Sunday Times 2
Mortality and morbidity from unsafe abortions in Sri Lanka
Births, abortions and deaths have been part and parcel of what is happening in the human race since its beginning. Deaths we can’t prevent. During the last century with the advancement of medical knowledge, deaths from childbirth have been brought down to one-digit figures per 100,000 births, in the developed world. Sri Lanka is still lagging behind, with 32 deaths per 100,000 births in 2015 and we are unable to bring down the rate to that of countries such as in Singapore due to unsafe illegal abortions. Abortions take third place in the list of maternal mortality in the country. Why is this so??
In Sri Lanka, abortions have been criminalised by the British in 1883 by an archaic and antiquated Ceylon Penal Code which is still effective. Whereas, all developed countries have legalised abortions and made them safe for over 50 years, and thus brought down the deaths to almost zero. This, I consider, is a great achievement in view of the reproductive health and welfare of women. No country will be able to make births 100 percent safe. There will always be maternal deaths. It is unfortunate that Sri Lanka’s opinion leaders have not yet realised what obstetricians in other countries have achieved.
We have around 320 members in our specialty in this country. From a medical point of view, we, the obstetricians and gynaecologists, are the sole custodians of the reproductive health and welfare of women and we are duty bound to look after them, with tender loving care. We agree that abortion is evil, but millions of people are killed in this world for which there is no solution. I would like to ask a question. Which is more evil, and a bigger tragedy — the death of a 30-year-old young healthy mother with two or three children dying after complications of an unsafe abortion or the termination of an unwanted pregnancy, illegally and unsafely? It is obvious to anybody that the first is a much greater tragedy and evil than the second. Therefore, the developed countries have discarded anti-abortion laws and legalised abortion by choosing the lesser of the two evils.
What will you do if your only unmarried 16-year-old daughter becomes pregnant? I have had in my private practice many parents coming to me with this problem. Am I to ask them to send the child to an institution where unwed mothers are looked after for nine months and the child is given up for adoption after delivery and the mother returns home — or will I tell them to opt for a safe abortion in a country like Singapore where abortion is legal, thereby, safeguarding the parents and the child, who can get back to school within one week as if nothing has happened.
What do you think will be the future of the child who went to an institution for nine months and then returns to the school after that? It is obvious that the child will be ridiculed by classmates and teachers and she will commit suicide due to severe mental upset and depression and the parents will lose their only daughter.
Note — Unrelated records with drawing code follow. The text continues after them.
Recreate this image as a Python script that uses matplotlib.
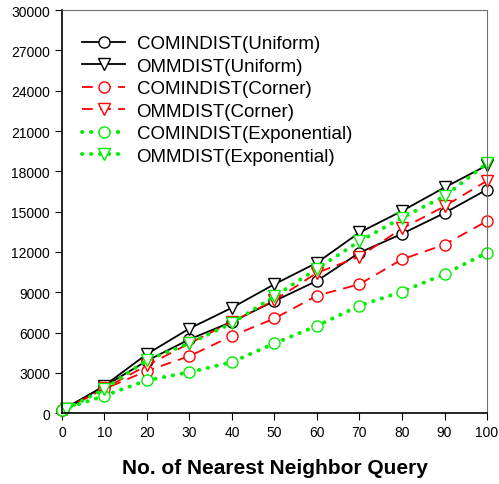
import matplotlib
matplotlib.use('Agg')
import matplotlib.pyplot as plt

# valeurs
x_circle = [0, 10, 20, 30, 40, 50, 60, 70, 80, 90, 100]
x_tri = [1, 10, 20, 30, 40, 50, 60, 70, 80, 90, 100]

comindist_uniform = [250, 2000, 3900, 5500, 6800, 8350, 9850, 11950, 13350, 14900, 16650]
ommdist_uniform = [300, 2050, 4400, 6300, 7850, 9600, 11200, 13450, 15050, 16800, 18450]
comindist_corner = [250, 1800, 3150, 4250, 5750, 7050, 8750, 9600, 11450, 12550, 14300]
ommdist_corner = [300, 1850, 3550, 5200, 6800, 8400, 10450, 11650, 13750, 15400, 17300]
comindist_expo = [250, 1300, 2450, 3050, 3800, 5200, 6500, 8000, 9050, 10350, 11950]
ommdist_expo = [300, 1800, 3950, 5200, 6700, 8700, 10750, 12800, 14550, 16150, 18600]

labels = ['COMINDIST(Uniform)', 'OMMDIST(Uniform)', 'COMINDIST(Corner)',
          'OMMDIST(Corner)', 'COMINDIST(Exponential)', 'OMMDIST(Exponential)']

x_ticks = [0, 10, 20, 30, 40, 50, 60, 70, 80, 90, 100]
y_ticks = [0, 3000, 6000, 9000, 12000, 15000, 18000, 21000, 24000, 27000, 30000]

plt.rcParams['font.family'] = ['Liberation Sans', 'DejaVu Sans']

fig = plt.figure(figsize=(4.99, 4.85), dpi=100)
ax = fig.add_axes([0.124, 0.146, 0.852, 0.831])

green = '#00ee00'
series = [
    (x_circle, comindist_uniform, 'black', '-', 'o', 1.3),
    (x_tri, ommdist_uniform, 'black', '-', 'v', 1.3),
    (x_circle, comindist_corner, 'red', (0, (6, 4)), 'o', 1.3),
    (x_tri, ommdist_corner, 'red', (0, (6, 4)), 'v', 1.3),
    (x_circle, comindist_expo, green, (0, (0.1, 2.2)), 'o', 2.8),
    (x_tri, ommdist_expo, green, (0, (0.1, 2.2)), 'v', 2.8),
]

for (xs, ys, col, ls, mk, lw), lab in zip(series, labels):
    line, = ax.plot(xs, ys, color=col, linestyle=ls, linewidth=lw, marker=mk,
                    markersize=8, markerfacecolor='white', markeredgecolor=col,
                    markeredgewidth=1.0, label=lab, clip_on=False)
    if ls == (0, (0.1, 2.2)):
        line.set_dash_capstyle('round')

ax.set_xlim(0, 100)
ax.set_ylim(0, 30000)
ax.set_xticks(x_ticks)
ax.set_yticks(y_ticks)
ax.tick_params(direction='out', length=5, labelsize=10)

ax.spines['top'].set_color('#707070')
ax.spines['right'].set_color('#707070')
ax.spines['left'].set_linewidth(1.2)
ax.spines['bottom'].set_linewidth(1.2)

ax.set_xlabel('No. of Nearest Neighbor Query', fontsize=15, fontweight='bold', labelpad=14)

ax.legend(loc='upper left', bbox_to_anchor=(0.008, 0.98), frameon=False,
          fontsize=13.5, handlelength=2.3, labelspacing=0.29, handletextpad=0.6)

plt.savefig('out.png', dpi=100)
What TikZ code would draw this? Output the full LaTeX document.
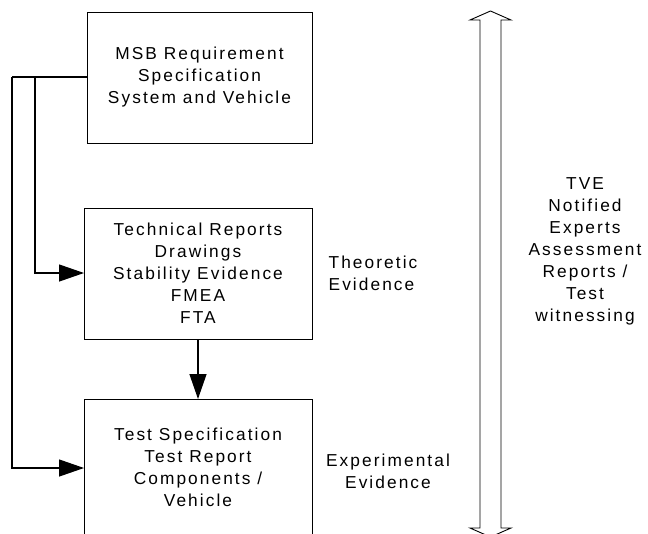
\documentclass[tikz,border=0pt]{standalone}
\usepackage{fontspec}
\setmainfont{Liberation Sans}[LetterSpace=12]
\usetikzlibrary{arrows.meta}
\begin{document}
\begin{tikzpicture}[x=1pt,y=-1pt,
  txt/.style={align=center,font=\fontsize{17.3}{22}\selectfont,inner sep=0pt},
  boxline/.style={draw,line width=1pt},
  conn/.style={line width=1.3pt,-{Triangle[length=25pt,width=17pt]}},
  plain/.style={line width=1.3pt}]
\useasboundingbox (0,0) rectangle (648,533);
% boxes
\draw[boxline] (87,12) rectangle (312,143);
\draw[boxline] (84,208) rectangle (312,339);
\draw[boxline] (84,399) rectangle (312,536);
\node[txt] (b1) at (199.5,77.5) {MSB Requirement\\Specification\\System and Vehicle};
\node[txt] (b2) at (198,273) {Technical Reports\\Drawings\\Stability Evidence\\FMEA\\FTA};
\node[txt] (b3) at (198,467) {Test Specification\\Test Report\\Components /\\Vehicle};
\coordinate (b1w) at (87,77);
\coordinate (b2w) at (84,273);
\coordinate (b3w) at (84,468);
\coordinate (b2s) at (198,339);
\coordinate (b3n) at (198,399);
\coordinate (j1) at (35,77);
\coordinate (j2) at (12,77);
% connectors
\draw[plain] (b1w) -- (j2);
\draw[conn] (j1) |- (b2w);
\draw[conn] (j2) |- (b3w);
\draw[conn] (b2s) -- (b3n);
% side labels
\node[txt,align=left] (th) at (373,273) {Theoretic\\Evidence};
\node[txt] (ex) at (388,471) {Experimental\\Evidence};
\node[txt] (tve) at (585,251) {TVE\\Notified\\Experts\\Assessment\\Reports /\\Test\\witnessing};
% double arrow
\draw[line width=0.9pt,line join=miter]
  (480,20) -- (470,20) -- (490.5,11) -- (511,20) -- (501,20)
  -- (501,528) -- (511,528) -- (490.5,537) -- (470,528) -- (480,528) -- cycle;
\end{tikzpicture}
\end{document}
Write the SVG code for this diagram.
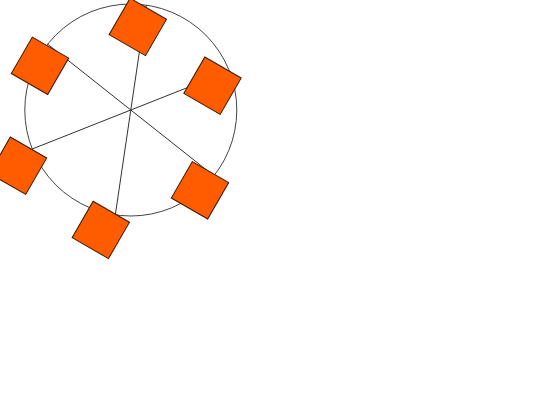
<svg xmlns="http://www.w3.org/2000/svg" width="540" height="405" viewBox="0 0 540 405">
<style>
.ring{fill:none;stroke:#444;stroke-width:1}
.spoke{stroke:#333;stroke-width:1;fill:none}
.node rect{fill:#ff5c00;stroke:#3a1800;stroke-width:1}
</style>
<rect width="540" height="405" fill="#fff"/>
<circle class="ring" cx="130.8" cy="110" r="106"/>
<g id="connectors">
<line class="spoke" x1="130.8" y1="110" x2="146.3" y2="5.1"/>
<line class="spoke" x1="130.8" y1="110" x2="229.4" y2="71"/>
<line class="spoke" x1="130.8" y1="110" x2="213.9" y2="175.8"/>
<line class="spoke" x1="130.8" y1="110" x2="115.3" y2="214.9"/>
<line class="spoke" x1="130.8" y1="110" x2="32.2" y2="149"/>
<line class="spoke" x1="130.8" y1="110" x2="47.7" y2="44.2"/>
</g>
<g id="node1" class="node" transform="translate(137.8 26.9) rotate(30)"><rect x="-21" y="-21" width="42" height="42"/></g>
<g id="node2" class="node" transform="translate(212.5 85.7) rotate(30)"><rect x="-21" y="-21" width="42" height="42"/></g>
<g id="node3" class="node" transform="translate(200 190.3) rotate(30)"><rect x="-21" y="-21" width="42" height="42"/></g>
<g id="node4" class="node" transform="translate(100.8 229.9) rotate(30)"><rect x="-21" y="-21" width="42" height="42"/></g>
<g id="node5" class="node" transform="translate(18 165.7) rotate(30)"><rect x="-21" y="-21" width="42" height="42"/></g>
<g id="node6" class="node" transform="translate(40 65.8) rotate(30)"><rect x="-21" y="-21" width="42" height="42"/></g>
</svg>
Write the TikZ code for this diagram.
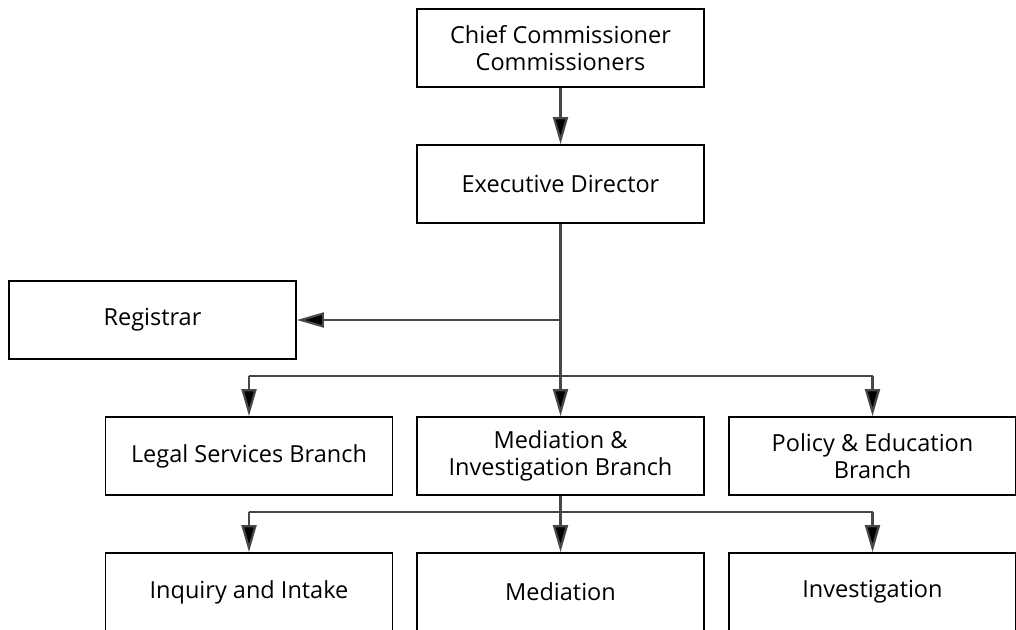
\documentclass[tikz,border=0pt]{standalone}
\usepackage{fontspec}
\setmainfont{Open Sans}
\usetikzlibrary{arrows.meta}
\begin{document}
\begin{tikzpicture}[x=1pt,y=-1pt,
  box/.style={draw=black,line width=1.9pt,minimum width=287pt,minimum height=78pt,
    inner sep=0pt,align=center,font=\fontsize{23.5}{27}\selectfont,fill=white},
  conn/.style={draw=black!72,line width=2.2pt},
  arr/.style={conn,-{Triangle[length=27pt,width=15pt,fill=black]}}]
\useasboundingbox (0,0) rectangle (1016,629);
\clip (0,0) rectangle (1016,629);
\node[box] (chief) at (560.5,48) {Chief Commissioner\\Commissioners};
\node[box] (exec) at (560.5,184) {Executive Director};
\node[box] (reg) at (152.5,320) {Registrar};
\node[box] (legal) at (249,456) {Legal Services Branch};
\node[box] (medinv) at (560.5,456) {Mediation \&\\Investigation Branch};
\node[box] (policy) at (872.5,456) {Policy \& Education\\Branch};
\node[box] (inq) at (249,592) {Inquiry and Intake};
\node[box] (med) at (560.5,592) {Mediation};
\node[box] (inv) at (872.5,592) {Investigation};
\coordinate (regj) at (560.5,320);
\coordinate (bl) at (249,376);
\coordinate (br) at (872.5,376);
\coordinate (sl) at (249,512);
\coordinate (sr) at (872.5,512);
\draw[arr] (chief.south) -- (exec.north);
\draw[arr] (exec.south) -- (medinv.north);
\draw[arr] (regj) -- (reg.east);
\draw[conn] (bl) -- (br);
\draw[arr] (bl) -- (legal.north);
\draw[arr] (br) -- (policy.north);
\draw[arr] (medinv.south) -- (med.north);
\draw[conn] (sl) -- (sr);
\draw[arr] (sl) -- (inq.north);
\draw[arr] (sr) -- (inv.north);
\end{tikzpicture}
\end{document}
I am the oldest living obstetrician in the country and have seen a large number of women dying in our wards from severe bleeding and infection following unsafe illegal abortions, performed by quacks, fleecing our women, when these can be performed legally and safely at state hospitals. We have over a thousand births a day and probably an equal number of unsafe abortions, based on various surveys carried out in the country. Around 10 percent of these are unmarried young women.
All these years no one made a hue and cry about these unsafe abortions, till the issue of legalising abortions came up recently. Obviously, the religious authorities never thought anything wrong with the killings of the foetuses and the deaths of mothers following abortions. Why is it that there is such a hue and cry when the Government wants to bring legislation to legalise abortions and make it safe in our country and bring down the deaths due to abortion to zero like in Britain?
If we don’t legalise abortions, it would be the illegal abortionist who would be most happy to carry out his trade without any hindrance from the religious authorities or the State, because the religious leaders in this country are unknowingly supporting the abortionist to carry out their trade and fleece the poor women of their hard earned money and killing some of these women and causing permanent disability to their future reproductive health, for which we as gynecologists are very much responsible in this country.
I would like to end this article with two quotes –“No law that has ever been passed and no law that ever will ever be passed can prevent a determined woman from trying to end an unwanted pregnancy. Society and hospitals must accept their role in keeping women safe in that process.” – John J Sciarra, Emeritus Professor of Obstetrics and Gynaecology, past president of FIGO (2013).
“If one does not support legal abortion, indirectly one supports illegal abortion to thrive.” S. Arulkumaran (2017), Emeritus Professor of Obstetrics and Gynaecology and Past President of the RCOG, BMA and FIGO.
I hope I have convinced the readers enough as to “why abortions should be legalised”.